Quality Control Infrastructure
Ask to visit the QC department. Quality-conscious factories will have dedicated QC staff — not just the production floor supervisor doing double duty:
- Testing equipment: At minimum: colorimetry (Delta E measurement for color matching), fabric weight scale, tensile strength tester, and rub fastness tester. Ask to see the calibration records for each piece of equipment.
- Inspection process: Ask how many meters per batch are inspected before and after production. A factory that only does visual inspection at the end of the run has no statistical process control.
- AQL records: Request samples of their AQL inspection records from the past 6 months. Consistent adherence to AQL 2.5 or better is a mark of a disciplined operation.
- Color approval workflow: Ask how color approval works in practice. Do they maintain physical color standards? Do they use a Delta E (CIELAB) measurement system? A factory without colorimetry is relying on eyeball approval — which is not repeatable.
Workforce and Labor Conditions
Labour conditions affect more than ethics — they affect turnover, training, and consistency. A high-turnover factory produces inconsistent quality:
- Workforce headcount: Ask for the number of employees and compare to what you observe on the floor. A factory with 200 claimed employees but 15 people working is either in severe decline or is inflating its credentials.
- Worker tenure: Ask about average worker tenure. Low turnover (above 2 years) signals a stable operation that has invested in skilled workforce development.
- Safety conditions: Look for fire exits, protective equipment, and clean facilities. A factory that cuts corners on safety is cutting corners on production quality as well.
- Management accessibility: During the visit, ask to meet the production manager and QC manager directly — not just the sales team. A factory that refuses access to operational management before a contract is signed will be even less accessible after.
Certifications and Compliance Documentation
Certificates should be verified on the issuing organization's website, not accepted at face value:
- OEKO-TEX Standard 100 or STeP: Verify at oeko-tex.com. Check the certificate scope — does it cover the ribbon types you need?
- ISO 9001: Verify at iso.org or through the accredited certification body.
- BSCI / SEDEX / SMETA: These social compliance audits are common for global retail programs. Verify the audit report date (within 24 months) and check the rating.
- FSC (for RPET/recycled materials): If you are sourcing recycled ribbon, verify the FSC chain of custody certificate. A factory claiming recycled content without FSC certification cannot substantiate the claim.
- Customs AEO status: For bonded warehouse and streamlined customs clearance, an Authorized Economic Operator certificate is a marker of a professionally managed export operation.
Questions to Ask the Factory Team During the Visit
The quality of your site visit depends heavily on the questions you ask. Prepare these in advance:
- "What is your current production capacity utilization?" A factory running at 100% capacity during your visit may struggle to accommodate your order without delays.
- "Walk me through your sample approval process step by step." Listen for specificity.
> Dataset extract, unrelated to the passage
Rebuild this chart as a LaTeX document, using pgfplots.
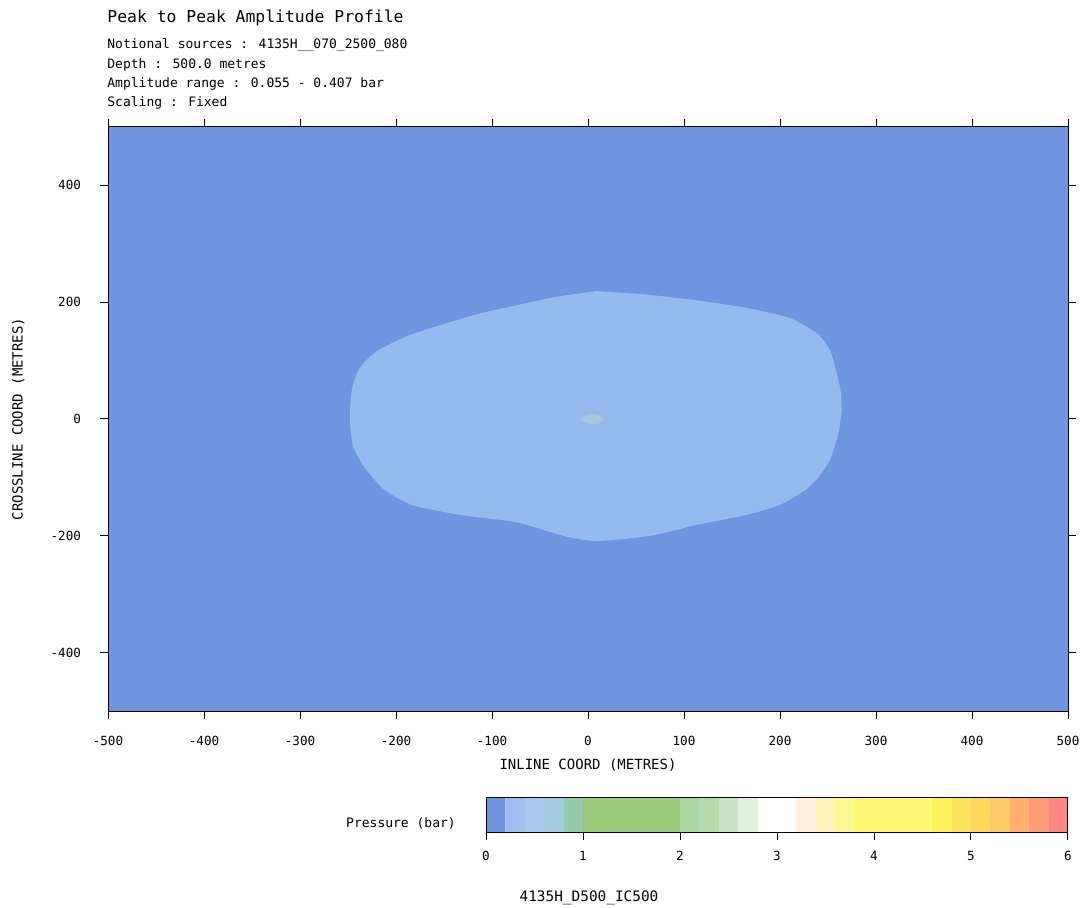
\documentclass[border=0pt]{standalone}
\usepackage{fontspec}
\setmainfont{DejaVu Sans Mono}
\usepackage{pgfplots}
\pgfplotsset{compat=1.18}

\definecolor{bgblue}{RGB}{111,148,224}
\definecolor{blobblue}{RGB}{150,185,238}
\definecolor{spotc}{RGB}{166,200,218}

\newcommand{\seg}[3]{\addplot[fill=#3, draw=none] coordinates {(#1,0) (#2,0) (#2,1) (#1,1)} -- cycle;}

\begin{document}
\begin{tikzpicture}
\useasboundingbox (0,0) rectangle (540.5pt,453.5pt);

% main map
\begin{axis}[
  at={(54pt,98pt)}, anchor=south west, scale only axis,
  width=480pt, height=292pt,
  xmin=-500, xmax=500, ymin=-500, ymax=500,
  xtick={-500,-400,...,500}, ytick={-400,-200,...,400},
  tick align=outside, major tick length=4pt,
  tick style={black, line width=0.5pt},
  axis line style={black, line width=0.5pt},
  axis on top,
  /pgf/number format/assume math mode=true,
  ticklabel style={font=\fontsize{6.3}{7}\selectfont},
  xticklabel style={yshift=-5pt},
  yticklabel style={xshift=-6pt},
  xlabel={INLINE COORD (METRES)},
  ylabel={CROSSLINE COORD (METRES)},
  every axis x label/.style={at={(axis description cs:0.5,-0.0925)}, anchor=center, font=\fontsize{7}{8}\selectfont},
  every axis y label/.style={at={(axis description cs:-0.0935,0.5)}, rotate=90, anchor=center, font=\fontsize{7}{8}\selectfont},
]
\addplot[fill=bgblue, draw=none] coordinates {(-500,-500) (500,-500) (500,500) (-500,500)} -- cycle;
\addplot[fill=blobblue, draw=none, smooth, tension=0.4] coordinates {
 (9,219) (61,213) (114,203) (166,190) (210,173) (239,146) (252,118) (258,85)
 (263,50) (264,10) (260,-30) (252,-70) (240,-100) (226,-122) (200,-147)
 (166,-164) (114,-181) (65,-200) (9,-209) (-26,-200) (-74,-177) (-130,-165)
 (-182,-148) (-213,-120) (-234,-80) (-245,-45) (-248,0) (-246,50) (-238,87)
 (-220,116) (-185,144) (-123,176) (-74,195) (-30,210) (9,219)} -- cycle;
\addplot[fill=spotc, draw=none, smooth] coordinates {
 (17,0) (13,6) (5,9) (-3,6) (-7,0) (-3,-6) (5,-9) (13,-6) (17,0)} -- cycle;
\end{axis}

% colour bar
\begin{axis}[
  at={(243pt,37.5pt)}, anchor=south west, scale only axis,
  width=291pt, height=17.5pt,
  xmin=0, xmax=6, ymin=0, ymax=1,
  xtick={0,1,...,6}, ytick=\empty,
  xtick pos=bottom,
  tick align=outside, major tick length=4pt,
  tick style={black, line width=0.5pt},
  axis line style={black, line width=0.5pt},
  axis on top,
  /pgf/number format/assume math mode=true,
  ticklabel style={font=\fontsize{6.3}{7}\selectfont},
  xticklabel style={yshift=-2pt},
]
\seg{0}{0.2}{bgblue}
\seg{0.2}{0.4}{{rgb,255:red,158;green,190;blue,240}}
\seg{0.4}{0.6}{{rgb,255:red,168;green,200;blue,240}}
\seg{0.6}{0.8}{{rgb,255:red,160;green,204;blue,222}}
\seg{0.8}{1.0}{{rgb,255:red,150;green,204;blue,170}}
\seg{1.0}{2.0}{{rgb,255:red,156;green,200;blue,122}}
\seg{2.0}{2.2}{{rgb,255:red,172;green,212;blue,160}}
\seg{2.2}{2.4}{{rgb,255:red,182;green,218;blue,174}}
\seg{2.4}{2.6}{{rgb,255:red,200;green,228;blue,196}}
\seg{2.6}{2.8}{{rgb,255:red,224;green,240;blue,220}}
\seg{2.8}{3.2}{white}
\seg{3.2}{3.4}{{rgb,255:red,255;green,240;blue,220}}
\seg{3.4}{3.6}{{rgb,255:red,255;green,244;blue,184}}
\seg{3.6}{3.8}{{rgb,255:red,255;green,248;blue,144}}
\seg{3.8}{4.6}{{rgb,255:red,255;green,248;blue,112}}
\seg{4.6}{4.8}{{rgb,255:red,255;green,240;blue,96}}
\seg{4.8}{5.0}{{rgb,255:red,255;green,228;blue,96}}
\seg{5.0}{5.2}{{rgb,255:red,255;green,216;blue,96}}
\seg{5.2}{5.4}{{rgb,255:red,255;green,200;blue,104}}
\seg{5.4}{5.6}{{rgb,255:red,255;green,176;blue,112}}
\seg{5.6}{5.8}{{rgb,255:red,255;green,156;blue,120}}
\seg{5.8}{6.0}{{rgb,255:red,255;green,136;blue,128}}
\end{axis}

% texts
\node[anchor=west, inner sep=0pt, font=\fontsize{8.2}{9}\selectfont] at (53.5pt,444.5pt) {Peak to Peak Amplitude Profile};
\node[anchor=west, inner sep=0pt, font=\fontsize{6.5}{8}\selectfont] at (53.5pt,431pt) {Notional sources : 4135H\_\_070\_2500\_080};
\node[anchor=west, inner sep=0pt, font=\fontsize{6.5}{8}\selectfont] at (53.5pt,421pt) {Depth : 500.0 metres};
\node[anchor=west, inner sep=0pt, font=\fontsize{6.5}{8}\selectfont] at (53.5pt,411.5pt) {Amplitude range : 0.055 - 0.407 bar};
\node[anchor=west, inner sep=0pt, font=\fontsize{6.5}{8}\selectfont] at (53.5pt,402pt) {Scaling : Fixed};
\node[anchor=center, inner sep=0pt, font=\fontsize{6.5}{8}\selectfont] at (200.5pt,42pt) {Pressure (bar)};
\node[anchor=center, inner sep=0pt, font=\fontsize{7.2}{8}\selectfont] at (294.5pt,4.5pt) {4135H\_D500\_IC500};
\end{tikzpicture}
\end{document}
Vague answers like "we send you a sample and you approve it" signal a non-standardized process.
- "What percentage of your annual revenue comes from export markets?" A factory with less than 30% export revenue may not have the systems, documentation, and English-language capability required for international OEM partnerships.
- "What happens if you cannot meet the agreed lead time?" The answer should include a proactive communication protocol and a defined remedy. No answer or a deflecting answer is a red flag.
- "Can I speak directly with your QC manager?" If the sales team deflects this request, it is a significant organizational red flag.
- "Who handles my account after the order is placed?" Many Chinese factories assign a dedicated sales rep who then hands off to production. Find out who your operational contact is during production — and ask for their direct mobile number.
Red Flags That Should End the Visit
These warning signs indicate you should not proceed with this supplier, regardless of how attractive their pricing is:
- The factory address on the business license does not match the actual location you are visiting
- You are told the production floor is "under maintenance" or "being renovated" — and no alternative tour is offered
- The factory claims to do everything in-house but cannot show you the dyeing, weaving, or finishing equipment
- Workers cannot provide basic safety equipment (no gloves near cutting equipment, no eye protection near dye chemicals)
- The sales team cannot explain their quality control process in specific terms
- You are asked to sign a confidentiality agreement before being allowed to see the production floor — a tactic used by trading companies to prevent you from discovering they are not the actual manufacturer
- No OEKO-TEX, ISO 9001, or equivalent production quality certification is on file
Post-Visit Evaluation: Scoring the Supplier
Within 48 hours of the visit, complete a written evaluation. Rate each dimension on a 1–5 scale:
- Production scale and capability (machines, floor space, capacity)
- Quality control systems and AQL track record
- Workforce stability and management accessibility
- Certification portfolio (validity and scope)
- Export experience and documentation capability
- IP protection practices and NDA willingness
- Financial stability indicators (business longevity, client list quality)
Only suppliers scoring 4 or above on at least 5 of 7 dimensions should advance to the sample development stage. A supplier with strong scores on production and quality but weak export documentation capability may be right for small-volume domestic programs but not for global retail.
The Sample Stage: Your Final Verification Step
After a successful site visit, request a pre-production sample before placing a production order. The sample stage is your last opportunity to verify the factory's actual output quality — not just their floor presentation. For custom ribbon OEM, request:
- A physical pre-production sample in your specified colorway, width, and material
- A dye lab dip against your approved Pantone standard (with Delta E measurement recorded)
- A sample bow in your specified construction (wired, unwired, pre-made, etc.)
- Three color approval samples from three different dye batches to check batch-to-batch consistency
The factory's response to sample requests — their speed, their professionalism, their willingness to iterate on color — is a preview of what the production relationship will feel like.